A criança está a viver numa associação de apoio à criança.

Filhos-fantasmas
Porém, para Pedro Góis, o que é realmente importante foi ter-se destapado uma realidade que já se sabia que existia: o tráfico de crianças está cada vez mais activo na Grécia e na Bulgária.

A investigação revelou outros casos (dois esta semana) e esquemas — a mãe “adoptiva” registou o nascimento de seis filhos em dez meses e, diz a AFP, obtém cerca de 2700 euros de abonos de família. Filhos fantasmas estão a nascer em toda a Grécia, não apenas nas famílias pobres de minorias, mas nas famílias dos novos excluídos.

“A Grécia está particularmente vulnerável a estes casos. Tem um conjunto de campos de refugiados económicos onde se vive de forma inumana. Os bairros de gente muito pobre crescem de dia para dia — são pessoas que estavam protegidas pela Segurança Social e que agora estão totalmente excluídos e à mercê da exploração e do abandono”, diz Pedro Góis.

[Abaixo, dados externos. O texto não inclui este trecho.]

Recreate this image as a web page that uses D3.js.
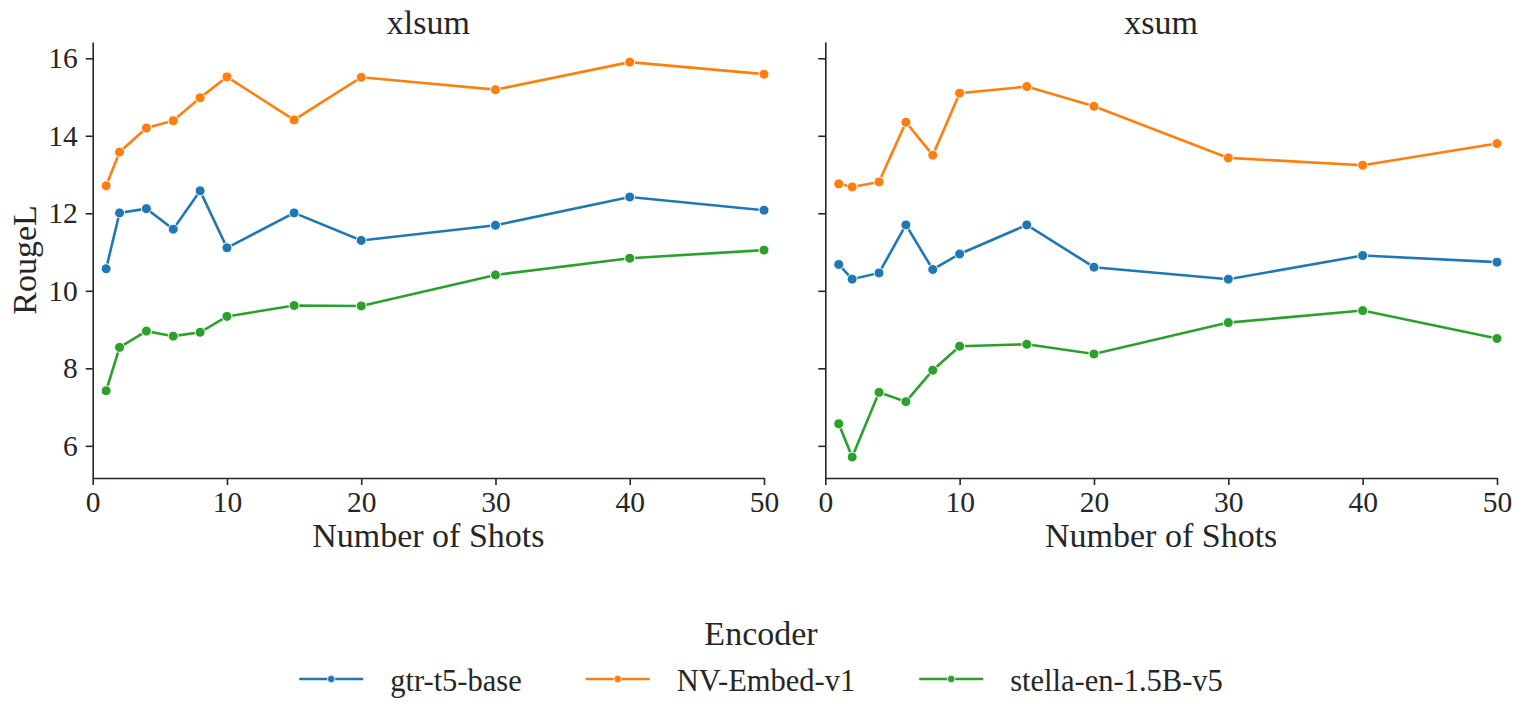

Para se saber isto, diz o sociólogo, não era preciso dizer-se que Maria vivia com uma família cigana: “Há na Europa um antagonismo contra os grupos de ciganos, que impede que olhemos para eles como seres humanos iguais a nós. E casos como este, amplificados desta forma pelos media, podem servir de acelerador para os movimentos de extrema-direita pegarem no lado negativo desta exclusão e criarem bodes expiatórios, como já aconteceu no passado.”

A história de Maria, que tentámos transformar no conto de fadas, não teve o fim feliz que a Europa esperava. Mas pode ser positiva, diz o sociólogo. Em primeiro lugar, para Maria. “Pode haver a possibilidade de ser incluída socialmente, com as mesmas oportunidades dos outros. A sociedade europeia é isso mesmo, é a construção da igualdade de oportunidades, e esta história pode alertar de que há outras crianças ao nosso lado que não podem ficar excluídas — se demorarmos dez anos a dar por elas, será mais difícil, se demorarmos 20, serão adultas com uma vida de exploração e mendicidade.”

Maria, afinal, não era "Maddie". Mas Pedro Góis deseja que tenha na União Europeia um efeito idêntico ao que a inglesa desaparecida na Praia da Luz teve em Portugal: “Tornarnos mais atentos ao que se passa à nossa volta”.